In 1968 she gained a state scholarship and enrolled in the University of California, Berkeley. While at Berkeley she became embittered by the "Bloody Thursday" incident in 1971 in which police killed a protester. Drifting into leftist groups, she became a radical feminist and self-avowed revolutionary.

In 1971 Soltysik attached herself to the radical ex-convict group United Prisoners Union and dropped out of college. She and her neighbor, Camilla Hall, a former social worker and painter, became lovers in what was Hall's first lesbian relationship. Hall nicknamed Soltysik as "Mizmoon."

==Founding of SLA==
On March 5, 1973, Donald DeFreeze escaped from Soledad prison. He sought refuge in Oakland with white friends from the Black Cultural Association (BCA), whom he had met earlier while incarcerated at Vacaville Prison. Russ Little and Willie Wolfe took him to Soltysik's house in Oakland. She had not been part of the prisoner outreach program conducted at Vacaville by UC Berkeley volunteers, so they thought that law enforcement would not look there for DeFreeze. DeFreeze lived with Soltysik for several months, and the two became lovers.

Soltysik and DeFreeze are thought to have co-written the first SLA literature. Soltysik and Nancy Ling Perry, another white woman, are considered by some analysts and reporters to have been the main theorists and drivers of the SLA. As noted, Soltysik and DeFreeze co-wrote SLA literature. DeFreeze has been described as a simple man, and may have been a figurehead.

Researchers have strongly suggested that he started working as an informant for the Los Angeles Police Department in 1967. They believe this is why his probation was extended, although he had been picked up on weapons charges well before he was sentenced to Vacaville prison for 5 years to life. He was later transferred to Soledad for good behavior. Evidence suggests that DeFreeze acted as an agent provocateur for the LAPD, and had been encouraged to join or catalyze radical activists in the Berkeley area. While living in Oakland, he seemed to have ready access to illegal weapons and explosives, and would sell them to radical groups.

Most of the early SLA members were drawn from a group that encountered DeFreeze at Vacaville, where they first met as Berkeley volunteers to the Black Cultural Association. Most of the SLA members were white, but Joe Remiro was Chicano, and Thero Wheeler was Black and a former member of the Black Panthers. The relationships were complex, as DeFreeze was sexually involved with three of the women. Wheeler left the group as he disagreed with its plans to embrace violent tactics.

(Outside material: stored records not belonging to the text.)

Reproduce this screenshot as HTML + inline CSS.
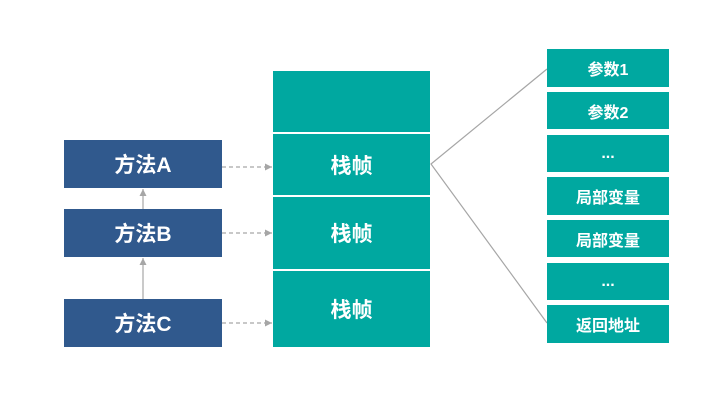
<!DOCTYPE html>
<html><head><meta charset="utf-8"><style>
body{margin:0;width:711px;height:412px;background:#fff;position:relative;overflow:hidden;font-family:"Liberation Sans","Noto Sans CJK SC",sans-serif;font-weight:bold;color:#fff}
.b{position:absolute;display:flex;align-items:center;justify-content:center}
.m{background:#30598d;left:64px;width:158px;height:48px;font-size:21px}
.s{background:#00a8a0;left:273px;width:157px;font-size:21px}
.r{background:#00a8a0;left:547px;width:122px;font-size:16px}
</style></head><body>
<svg width="711" height="412" style="position:absolute;left:0;top:0">
<defs><marker id="a" markerWidth="8" markerHeight="8" refX="7" refY="4" orient="auto" markerUnits="userSpaceOnUse"><path d="M0,0.5 L7,4 L0,7.5z" fill="#a6a6a6"/></marker></defs>
<g stroke="#a6a6a6" stroke-width="1.2" fill="none">
<line x1="222" y1="167" x2="272" y2="167" stroke-dasharray="4,3" marker-end="url(#a)"/>
<line x1="222" y1="233" x2="272" y2="233" stroke-dasharray="4,3" marker-end="url(#a)"/>
<line x1="222" y1="323" x2="272" y2="323" stroke-dasharray="4,3" marker-end="url(#a)"/>
<line x1="143" y1="209" x2="143" y2="189" marker-end="url(#a)"/>
<line x1="143" y1="299" x2="143" y2="258" marker-end="url(#a)"/>
<polyline points="547,69 431,164 547,323"/>
</g></svg>
<div class="b m" style="top:140px">方法A</div>
<div class="b m" style="top:209px">方法B</div>
<div class="b m" style="top:299px">方法C</div>
<div class="b s" style="top:71px;height:61px"></div>
<div class="b s" style="top:134px;height:61px">栈帧</div>
<div class="b s" style="top:197px;height:72px">栈帧</div>
<div class="b s" style="top:271px;height:76px">栈帧</div>
<div class="b r" style="top:49px;height:38px">参数1</div>
<div class="b r" style="top:92px;height:37px">参数2</div>
<div class="b r" style="top:135px;height:37px">...</div>
<div class="b r" style="top:177px;height:38px">局部变量</div>
<div class="b r" style="top:220px;height:37px">局部变量</div>
<div class="b r" style="top:263px;height:37px">...</div>
<div class="b r" style="top:305px;height:38px">返回地址</div>
</body></html>
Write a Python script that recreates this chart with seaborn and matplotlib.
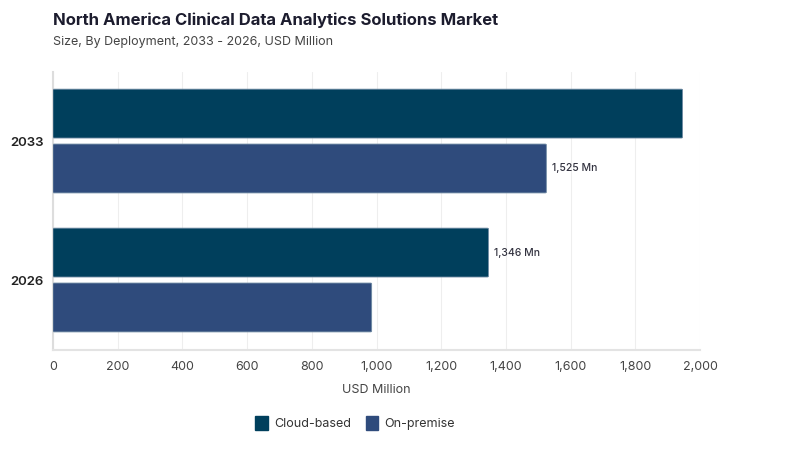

On November 6, 1973, in Oakland, California, three SLA "soldiers" fatally shot Dr. Marcus Foster, Superintendent of Public Schools, and badly wounded his deputy Robert Blackburn. The men were attacked as they left an Oakland school board meeting. Mistakenly believing that Foster supported the introduction of identification cards into Oakland schools, the SLA condemned him as "fascist", but he had opposed this measure and gotten agreement from the school board not to do it.

Patty Hearst, who joined the group after being kidnapped by them in early 1974, testified later that Soltysik and Emily Harris, another white woman who had joined the SLA and became sexually involved with DeFreeze, were the two assailants who had shot Foster and Blackburn. Another account says that DeFreeze shot and wounded Blackburn.

Joe Remiro and Russ Little were arrested in January 1974 after an armed confrontation with police in Concord, California, near where other members were staying at a house rented under a false name by Nancy Ling Perry. They were convicted and sentenced to prison on charges related to the Foster killing.

==L.A. shootout and death==

Soltysik was one of the six SLA members killed in Los Angeles in a shootout with the Los Angeles Police Department on May 17, 1974. It was her 24th birthday. In the armed confrontation the house was accidentally set on fire. The SLA members initially took shelter beneath the floor of the house in a crawl space. She died from smoke inhalation, burn injuries, and several LAPD gunshot wounds as the house burned down around her.